Your output is the lines from the first one to the one containing "6.2e-3, 4.1e-3]", repeated exactly, with images left out.
─── RECORDED INFORMATION ───
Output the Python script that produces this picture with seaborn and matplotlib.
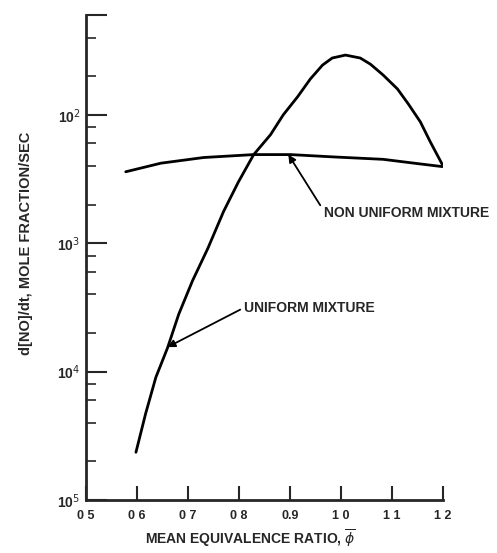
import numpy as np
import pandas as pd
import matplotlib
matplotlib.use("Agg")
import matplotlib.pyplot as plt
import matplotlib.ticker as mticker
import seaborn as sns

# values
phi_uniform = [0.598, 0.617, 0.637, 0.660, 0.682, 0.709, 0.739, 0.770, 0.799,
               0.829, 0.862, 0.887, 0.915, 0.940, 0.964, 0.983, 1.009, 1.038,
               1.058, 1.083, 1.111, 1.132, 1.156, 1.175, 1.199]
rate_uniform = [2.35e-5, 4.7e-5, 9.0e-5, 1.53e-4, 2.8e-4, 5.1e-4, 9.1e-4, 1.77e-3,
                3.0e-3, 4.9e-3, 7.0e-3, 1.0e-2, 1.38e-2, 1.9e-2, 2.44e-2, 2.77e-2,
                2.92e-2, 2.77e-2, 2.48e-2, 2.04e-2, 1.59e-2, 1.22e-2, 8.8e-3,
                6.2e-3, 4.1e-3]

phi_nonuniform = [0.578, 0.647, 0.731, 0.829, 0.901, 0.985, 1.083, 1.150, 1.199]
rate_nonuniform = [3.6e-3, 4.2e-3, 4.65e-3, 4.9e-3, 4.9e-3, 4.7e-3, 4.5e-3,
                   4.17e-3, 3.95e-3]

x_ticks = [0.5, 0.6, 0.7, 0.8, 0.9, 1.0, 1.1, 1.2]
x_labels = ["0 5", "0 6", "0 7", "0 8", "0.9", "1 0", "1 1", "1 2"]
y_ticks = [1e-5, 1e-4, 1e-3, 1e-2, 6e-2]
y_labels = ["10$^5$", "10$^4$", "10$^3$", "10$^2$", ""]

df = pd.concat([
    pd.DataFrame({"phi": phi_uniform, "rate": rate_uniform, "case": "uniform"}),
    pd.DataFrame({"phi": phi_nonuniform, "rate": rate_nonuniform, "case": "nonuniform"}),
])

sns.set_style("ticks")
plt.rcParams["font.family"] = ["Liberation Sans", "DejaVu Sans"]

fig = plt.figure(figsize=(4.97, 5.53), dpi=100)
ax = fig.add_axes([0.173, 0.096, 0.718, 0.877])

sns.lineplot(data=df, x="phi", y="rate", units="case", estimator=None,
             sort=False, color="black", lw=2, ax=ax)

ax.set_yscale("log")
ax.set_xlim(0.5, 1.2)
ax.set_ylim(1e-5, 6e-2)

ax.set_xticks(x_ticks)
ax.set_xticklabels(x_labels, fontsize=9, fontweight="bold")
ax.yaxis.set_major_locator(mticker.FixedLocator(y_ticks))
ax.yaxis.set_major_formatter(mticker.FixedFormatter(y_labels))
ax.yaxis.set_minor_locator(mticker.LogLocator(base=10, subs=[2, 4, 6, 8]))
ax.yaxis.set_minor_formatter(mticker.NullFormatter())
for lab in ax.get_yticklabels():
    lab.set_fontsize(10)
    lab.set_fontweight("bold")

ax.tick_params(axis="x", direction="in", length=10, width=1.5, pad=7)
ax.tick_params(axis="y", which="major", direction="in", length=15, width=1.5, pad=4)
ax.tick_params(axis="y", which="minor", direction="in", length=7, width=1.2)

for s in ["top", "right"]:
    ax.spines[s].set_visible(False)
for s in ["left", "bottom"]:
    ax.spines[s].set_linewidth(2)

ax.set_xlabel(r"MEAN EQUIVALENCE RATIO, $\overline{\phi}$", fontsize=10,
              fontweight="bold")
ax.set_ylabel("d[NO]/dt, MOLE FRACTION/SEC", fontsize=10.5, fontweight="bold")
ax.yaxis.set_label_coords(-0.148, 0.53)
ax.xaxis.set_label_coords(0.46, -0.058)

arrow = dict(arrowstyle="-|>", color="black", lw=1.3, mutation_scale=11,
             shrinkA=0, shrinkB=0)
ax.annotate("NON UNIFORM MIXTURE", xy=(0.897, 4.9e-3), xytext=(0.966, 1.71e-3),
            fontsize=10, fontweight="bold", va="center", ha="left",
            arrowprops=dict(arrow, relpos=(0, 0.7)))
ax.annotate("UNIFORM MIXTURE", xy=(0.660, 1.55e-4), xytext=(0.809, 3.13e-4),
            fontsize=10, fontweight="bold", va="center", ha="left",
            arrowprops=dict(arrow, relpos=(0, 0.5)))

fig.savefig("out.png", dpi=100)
───
ANSWER ::
Output the Python script that produces this picture with seaborn and matplotlib.
import numpy as np
import pandas as pd
import matplotlib
matplotlib.use("Agg")
import matplotlib.pyplot as plt
import matplotlib.ticker as mticker
import seaborn as sns

# values
phi_uniform = [0.598, 0.617, 0.637, 0.660, 0.682, 0.709, 0.739, 0.770, 0.799,
               0.829, 0.862, 0.887, 0.915, 0.940, 0.964, 0.983, 1.009, 1.038,
               1.058, 1.083, 1.111, 1.132, 1.156, 1.175, 1.199]
rate_uniform = [2.35e-5, 4.7e-5, 9.0e-5, 1.53e-4, 2.8e-4, 5.1e-4, 9.1e-4, 1.77e-3,
                3.0e-3, 4.9e-3, 7.0e-3, 1.0e-2, 1.38e-2, 1.9e-2, 2.44e-2, 2.77e-2,
                2.92e-2, 2.77e-2, 2.48e-2, 2.04e-2, 1.59e-2, 1.22e-2, 8.8e-3,
                6.2e-3, 4.1e-3]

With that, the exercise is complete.